Council Again Accused of Misleading Ballot Language

Austin Convention Center

The head of the Austin NAACP has submitted an emergency filing to the Texas Supreme Court to have the Austin City Council’s chosen ballot language overturned for Proposition B, which would allow voters to have the final say on the proposed $1.2-billion expansion of the Austin Convention Center.

“The filing was on behalf of more than 30,000 Austin residents who successfully petitioned the Austin City Council to require a vote on the $1.2 billion expansion of the convention center and to repurpose public funds from the convention business to promote cultural and heritage tourism including live music, transportation and local business,” says a statement from Unconventional Austin, a political action committee that opposes the expansion.

Ballot language crafted by Austin staffers is once again at the center of controversy.  According to Linder and Unconventional Austin, the proposition is written in such a way that it will mislead and confuse voters into causing their ballot in favor of the city.

“The language says the city must pay for the convention center expansion approval election.  That is a false statement,” says local attorney Fred Lewis, who in 2018 also led the charge to give voters the final say in any sweeping changes to Austin’s land development code.  Lewis claims the wording of the ballot item intentionally leaves out the specific demands of their petition.

“It limits the Convention Center to getting 34-percent of the Hotel Occupancy Tax.  It’s currently getting 72-percent,” Lewis says.

The emergency filing submitted by Nelson Linder reads as follows:

“Realtor brings this action in mandamus maintaining that this ballot language does not comply in two respects with the Court’s common law test in Dacon v.
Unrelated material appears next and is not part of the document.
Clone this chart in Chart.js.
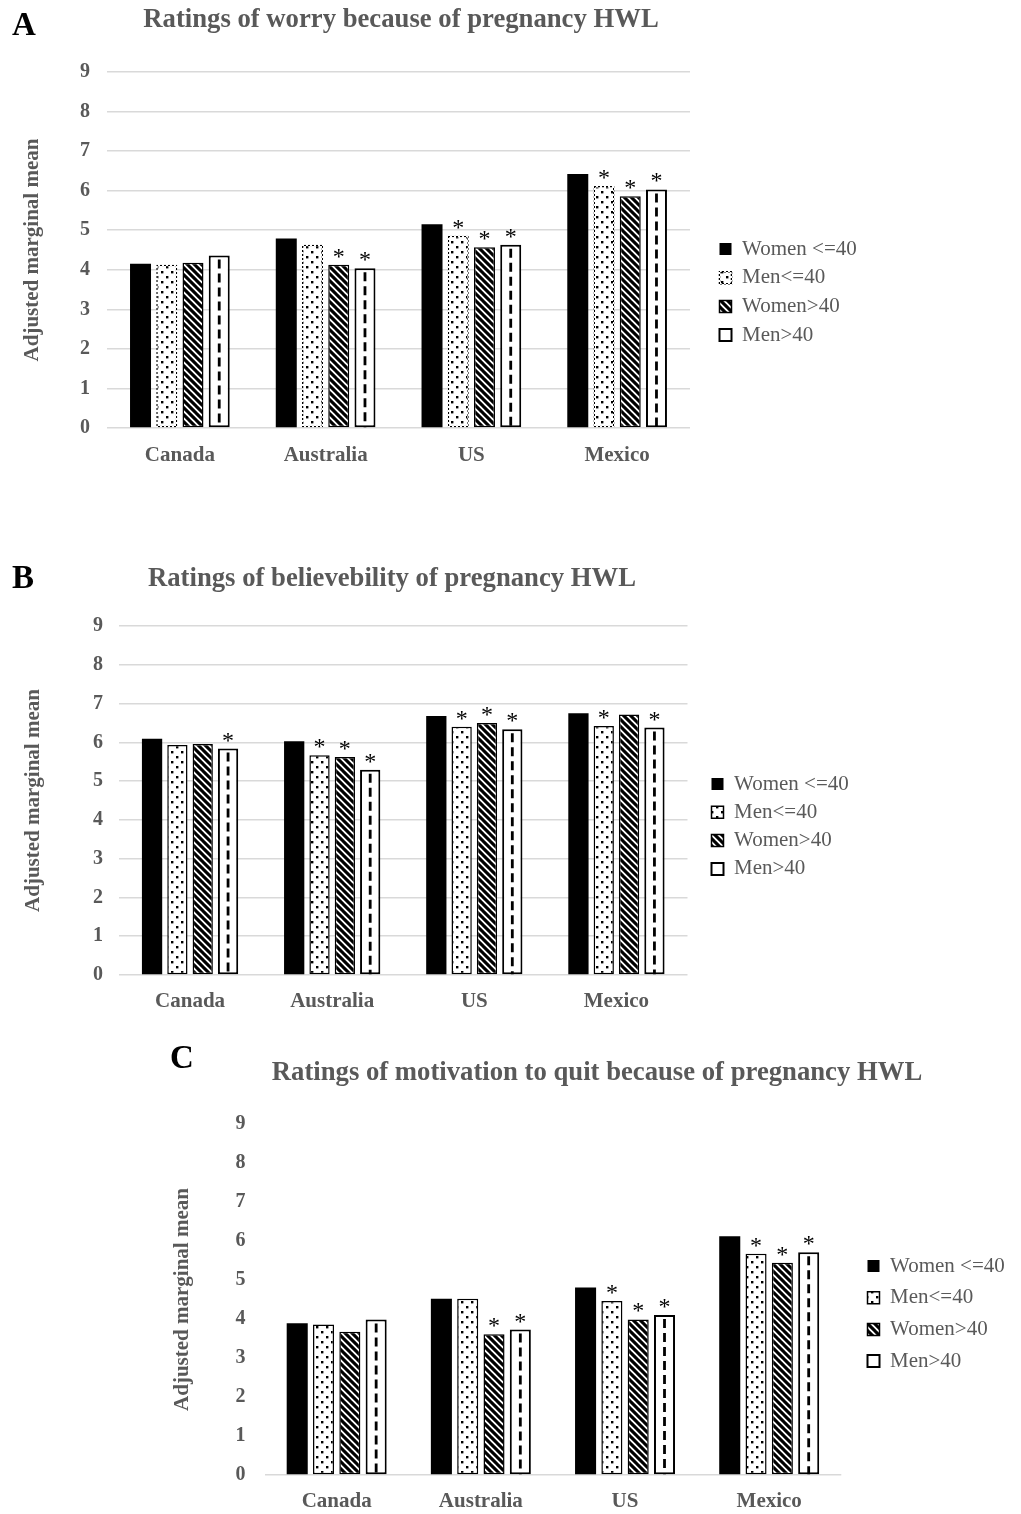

Parker 466 S.W. 3d 820 (Tex. 2015).  First, the ballot language states that the city must pay for the cost of a future convention center expansion election, which is false and misleading (there is no additional cost to the city for any ballot measure in November for even-numbered years because the city holds council elections then anyway.)  Second, the ballot language fails to inform voters of one of two chief features of the initiative, which is that funds would be redirected from the convention center to cultural, arts, and other authorized tourism-related programs.”

In the coming days, the Texas Supreme Court will decide whether or not to hear the petition for mandamus.  The city will have the opportunity to respond and the court may make a determination on the ballot language.

In 2018, the city council was also accused of intentionally misleading voters via ballot language related to an item that would’ve allowed a third-party to audit every department in the city government.  That proposition, which was staunchly opposed by all but two city council members (Ellen Troxclair and Ora Houston), was eventually defeated by voters.